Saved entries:
-=-=-=-=-

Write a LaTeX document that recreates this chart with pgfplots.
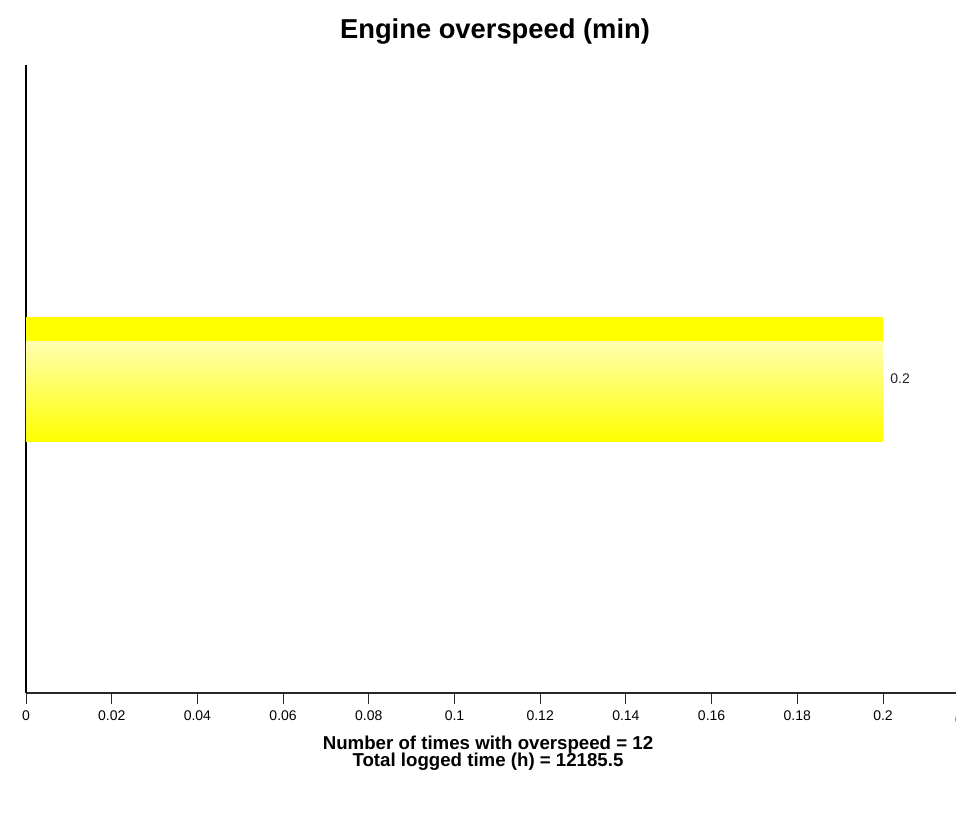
\documentclass[border=0pt]{standalone}
\usepackage{pgfplots}
\pgfplotsset{compat=1.18}
\usepackage{fontspec}
\setmainfont{Liberation Sans}
\definecolor{baryellow}{RGB}{255,255,0}
\definecolor{lightyellow}{RGB}{255,255,176}
\definecolor{axisgray}{RGB}{40,40,40}
\begin{document}
\begin{tikzpicture}
\useasboundingbox (0pt,0pt) rectangle (717pt,624.75pt);
\begin{axis}[
  at={(19.5pt,105pt)}, anchor=south west,
  scale only axis, width=697.5pt, height=471pt,
  xmin=0, xmax=0.21704, ymin=0, ymax=1,
  axis x line*=bottom, axis y line*=left,
  x axis line style={-, line width=1.3pt, color=axisgray},
  y axis line style={-, line width=1.5pt, color=black},
  xtick={0,0.02,0.04,0.06,0.08,0.1,0.12,0.14,0.16,0.18,0.2},
  ytick=\empty,
  scaled x ticks=false,
  tick align=outside, major tick length=8pt,
  xtick style={color=axisgray, line width=0.6pt},
  /pgf/number format/assume math mode=true,
  /pgf/number format/fixed,
  x tick label style={font=\fontsize{10.5}{12}\selectfont, color=black, yshift=-1.5pt},
  clip=false,
]
\addplot[xbar, bar width=93.75pt, bar shift=0pt, fill=baryellow, draw=none,
  nodes near coords, nodes near coords style={font=\fontsize{10.5}{12}\selectfont, color=black!85, anchor=west, xshift=2pt},
  point meta=x] coordinates {(0.2,0.5)};
\addplot[xbar, bar width=75pt, bar shift=-9.375pt, draw=none,
  top color=lightyellow, bottom color=baryellow] coordinates {(0.2,0.5)};
\node[font=\fontsize{10.5}{12}\selectfont, anchor=north] at (axis cs:0.22,0) [yshift=-12.5pt] {0.22};
\end{axis}
\node[font=\fontsize{20.5}{24}\selectfont\bfseries] at (371.25pt,601.5pt) {Engine overspeed (min)};
\node[font=\fontsize{14}{16}\selectfont\bfseries] at (366pt,66pt) {Number of times with overspeed = 12};
\node[font=\fontsize{14}{16}\selectfont\bfseries] at (366pt,53.25pt) {Total logged time (h) = 12185.5};
\end{tikzpicture}
\end{document}
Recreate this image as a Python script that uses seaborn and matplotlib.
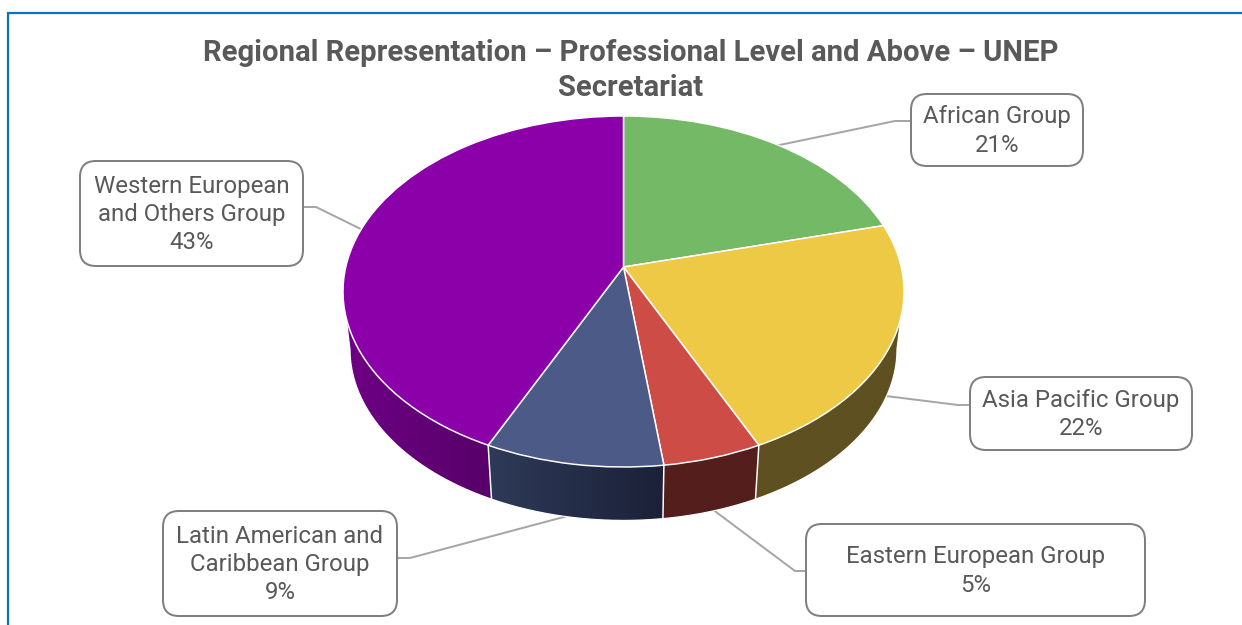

-=-=-=-=-

Task prompt: Reproduce every entry word for word, but skip any pictures.

Response to the task:
Write a LaTeX document that recreates this chart with pgfplots.
\documentclass[border=0pt]{standalone}
\usepackage{pgfplots}
\pgfplotsset{compat=1.18}
\usepackage{fontspec}
\setmainfont{Liberation Sans}
\definecolor{baryellow}{RGB}{255,255,0}
\definecolor{lightyellow}{RGB}{255,255,176}
\definecolor{axisgray}{RGB}{40,40,40}
\begin{document}
\begin{tikzpicture}
\useasboundingbox (0pt,0pt) rectangle (717pt,624.75pt);
\begin{axis}[
  at={(19.5pt,105pt)}, anchor=south west,
  scale only axis, width=697.5pt, height=471pt,
  xmin=0, xmax=0.21704, ymin=0, ymax=1,
  axis x line*=bottom, axis y line*=left,
  x axis line style={-, line width=1.3pt, color=axisgray},
  y axis line style={-, line width=1.5pt, color=black},
  xtick={0,0.02,0.04,0.06,0.08,0.1,0.12,0.14,0.16,0.18,0.2},
  ytick=\empty,
  scaled x ticks=false,
  tick align=outside, major tick length=8pt,
  xtick style={color=axisgray, line width=0.6pt},
  /pgf/number format/assume math mode=true,
  /pgf/number format/fixed,
  x tick label style={font=\fontsize{10.5}{12}\selectfont, color=black, yshift=-1.5pt},
  clip=false,
]
\addplot[xbar, bar width=93.75pt, bar shift=0pt, fill=baryellow, draw=none,
  nodes near coords, nodes near coords style={font=\fontsize{10.5}{12}\selectfont, color=black!85, anchor=west, xshift=2pt},
  point meta=x] coordinates {(0.2,0.5)};
\addplot[xbar, bar width=75pt, bar shift=-9.375pt, draw=none,
  top color=lightyellow, bottom color=baryellow] coordinates {(0.2,0.5)};
\node[font=\fontsize{10.5}{12}\selectfont, anchor=north] at (axis cs:0.22,0) [yshift=-12.5pt] {0.22};
\end{axis}
\node[font=\fontsize{20.5}{24}\selectfont\bfseries] at (371.25pt,601.5pt) {Engine overspeed (min)};
\node[font=\fontsize{14}{16}\selectfont\bfseries] at (366pt,66pt) {Number of times with overspeed = 12};
\node[font=\fontsize{14}{16}\selectfont\bfseries] at (366pt,53.25pt) {Total logged time (h) = 12185.5};
\end{tikzpicture}
\end{document}
Recreate this image as a Python script that uses seaborn and matplotlib.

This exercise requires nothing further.